I am happy with the possibility (although it is merely a speculative possibility – Thomas offers us nothing more than very speculative evidence here) that a free-floating collection of Jesus sayings circulated with the Jesus’ backstory fully in mind. Presumably, this backstory could be communicated alongside the sayings of Jesus. I am not willing to make the historically indefensible move of saying that Jesus’ earliest followers transmitted the words of Jesus without giving a darn about the context/backstory. That’s the move Bultmann made; that’s what DeConick seems to want to do. If this is also the move Judy Redman wants to make, then I think she too is running up the pretty steep hill of current Jesus scholarship consensus. It is eminently un-Jewish to separate a prophet’s words from his deeds; in the Jewish scriptures, the two are always mutually reinforcing.

2 comments:

Christopher W. Skinner said...

Mike,

Thanks for this. I linked to this on my blog. This is a helpful discussion and I'm glad Nick is game to answer Judy's critique.

Best,

Chris Skinner
http://pejeiesous.com

Judy Redman said...

Mike, thank you for posting/hosting this response from Nick, which I really appreciate.

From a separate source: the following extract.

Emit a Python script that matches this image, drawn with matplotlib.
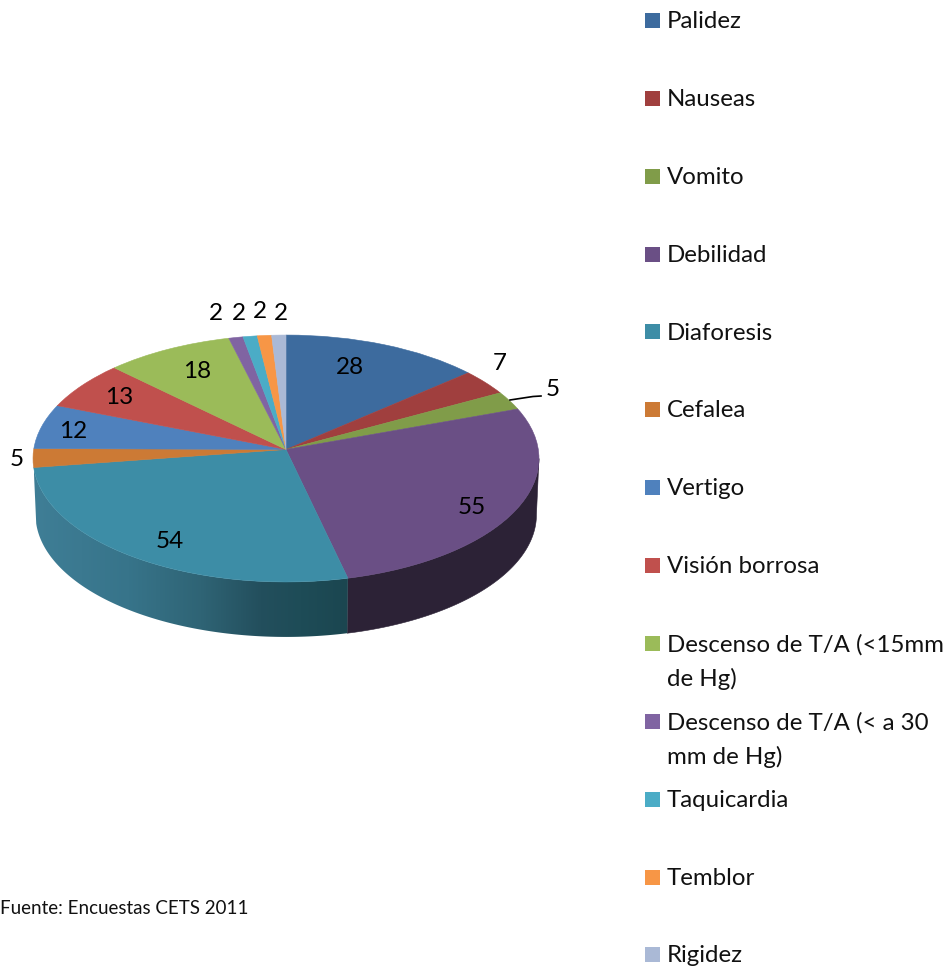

I am finding his book interesting and intend to spend some time today providing an overview in which I indicate the bits I don't disagree with. :-)

I went to bed last night without noting here that I have responded to this (or some of it) on my own blog here: http://judyredman.wordpress.com/2010/05/26/perrin-on-context-of-jesus-speeches/ Sorry - I think it's rude to hijack someone else's blog with long comments, but equally rude to respond without indicating and your blog doesn't seem to record pingbacks.